La circostanza che l'indennità vada corrisposta all'atto in cui il rapporto di agenzia o di lavoro venga sciolto unilateralmente rivela tutt'al più, tra i due rapporti, un'analogia puramente esteriore di fronte ai profili ed elementi di differenza.
Né si può ravvisare una violazione dell'art. 3 della Costituzione sulla base del citato art. 2120, comma primo, del codice civile, quale risulta a seguito dell'anzidetta pronuncia di questa Corte (n. 75 del 1968) e cioè considerando che l'indennità di anzianità é dovuta in ogni caso di estinzione del rapporto di lavoro: e ciò per la ricordata singolarità della posizione dell'agente.
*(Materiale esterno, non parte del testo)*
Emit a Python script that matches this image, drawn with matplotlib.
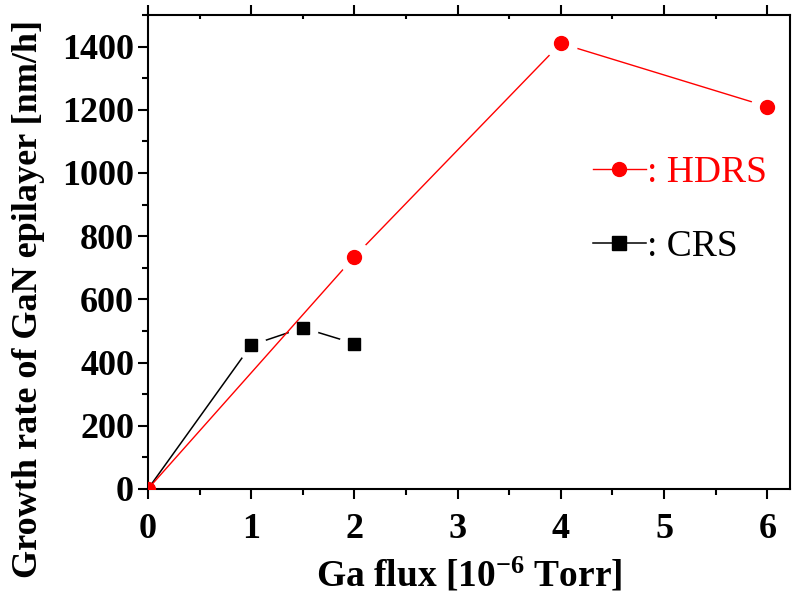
import matplotlib
matplotlib.use("Agg")
import matplotlib.pyplot as plt
from matplotlib.lines import Line2D
from matplotlib.ticker import MultipleLocator

# Growth rate vs Ga flux for two source types
hdrs_flux = [0, 2, 4, 6]
hdrs_rate = [0, 735, 1410, 1210]
crs_flux = [0, 1, 1.5, 2]
crs_rate = [0, 455, 510, 460]

plt.rcParams["font.family"] = ["Liberation Serif", "DejaVu Serif"]
plt.rcParams["mathtext.fontset"] = "custom"
plt.rcParams["mathtext.rm"] = "Liberation Serif:bold"
plt.rcParams["mathtext.bf"] = "Liberation Serif:bold"
plt.rcParams["mathtext.it"] = "Liberation Serif:bold"

fig = plt.figure(figsize=(7.93, 5.97), dpi=100)
ax = fig.add_axes([0.1866, 0.181, 0.8096, 0.794])

red = "#ff0000"
# CRS series: line, white halo to open gaps around markers, markers
ax.plot(crs_flux, crs_rate, color="black", lw=1.1, zorder=2, clip_on=False)
ax.plot(crs_flux[1:], crs_rate[1:], ls="none", marker="o", ms=22,
        mfc="white", mec="none", zorder=3)
# HDRS series
ax.plot(hdrs_flux, hdrs_rate, color=red, lw=1.0, zorder=4)
ax.plot(hdrs_flux[1:], hdrs_rate[1:], ls="none", marker="o", ms=24,
        mfc="white", mec="none", zorder=5)
ax.plot(hdrs_flux, hdrs_rate, ls="none", marker="o", ms=10,
        mfc=red, mec=red, zorder=6)
ax.plot(crs_flux[1:], crs_rate[1:], ls="none", marker="s", ms=8,
        mfc="black", mec="black", zorder=7)

ax.set_xlim(0, 6.22)
ax.set_ylim(0, 1500)
ax.xaxis.set_major_locator(MultipleLocator(1))
ax.xaxis.set_minor_locator(MultipleLocator(0.5))
ax.yaxis.set_major_locator(MultipleLocator(200))
ax.yaxis.set_minor_locator(MultipleLocator(100))

for s in ax.spines.values():
    s.set_linewidth(1.5)

ax.tick_params(which="both", direction="out", width=1.5, top=True, right=False)
ax.tick_params(which="major", length=7)
ax.tick_params(which="minor", length=4)
ax.tick_params(axis="x", which="both", top=True, labeltop=False)
# top axis ticks point inward
for t in ax.xaxis.get_major_ticks() + ax.xaxis.get_minor_ticks():
    t.tick2line.set_marker(3)
    t.tick2line.set_markersize(3)

for lab in ax.get_xticklabels() + ax.get_yticklabels():
    lab.set_fontweight("bold")
    lab.set_fontsize(26)
ax.tick_params(axis="x", pad=10)
ax.tick_params(axis="y", pad=3)

ax.set_xlabel("Ga flux [10$^{-6}$ Torr]", fontsize=27, fontweight="bold", labelpad=8)
ax.set_ylabel("Growth rate of GaN epilayer [nm/h]", fontsize=26, fontweight="bold", labelpad=2)
ax.yaxis.set_label_coords(-0.16, 0.40)

handles = [
    Line2D([], [], color=red, lw=1.0, marker="o", ms=10, mfc=red, mec=red),
    Line2D([], [], color="black", lw=1.1, marker="s", ms=10, mfc="black", mec="black"),
]
leg = ax.legend(handles, [": HDRS", ": CRS"], loc="upper left",
                bbox_to_anchor=(0.67, 0.735), frameon=False, fontsize=27,
                handlelength=1.4, handletextpad=0.05, labelspacing=1.05,
                borderaxespad=0)
leg.get_texts()[0].set_color(red)

fig.savefig("out.png", dpi=100)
Del resto l'accostamento della posizione dell'agente a quella del lavoratore in ordine al regime dell'indennità, anche se fondato, non escluderebbe la adeguatezza e razionalità del diverso trattamento atteso che, tra l'altro, il "fatto imputabile" all'agente, che funziona da discriminante, ha, come si é detto, una sua portata particolare, logico riflesso della struttura e funzione del rapporto di agenzia.
5. - Non é, infine, fondata la questione nei termini in cui e prospettata dal tribunale di Bologna, con l'ordinanza n. 257 del 1969, in riferimento agli artt. 3 e 4 della Costituzione e sostanzialmente al secondo di essi in relazione al primo: infatti la norma denunciata non pone limiti alla libertà di lavoro e tanto meno la rinnega.
PER QUESTI MOTIVI
LA CORTE COSTITUZIONALE
dichiara non fondata la questione di legittimità costituzionale dell'art. 1751, comma primo, del codice civile, sollevata con le ordinanze indicate in epigrafe in riferimento agli artt. 3, 4 e 36 della Costituzione.
Così deciso in Roma, nella sede della Corte costituzionale, Palazzo della Consulta, il 20 maggio 1970.
Giuseppe BRANCA - Michele FRAGALI - Costantino MORTATI - Giuseppe CHIARELLI - Giuseppe VERZÌ - Giovanni BATTISTA BENEDETTI - Francesco PAOLO BONIFACIO - Luigi OGGIONI - Angelo DE MARCO - Ercole ROCCHETTI - Enzo CAPALOZZA - Vincenzo MICHELE TRIMARCHI - Vezio CRISAFULLI - Nicola REALE - Paolo ROSSI
Depositata in cancelleria il 25 maggio 1970.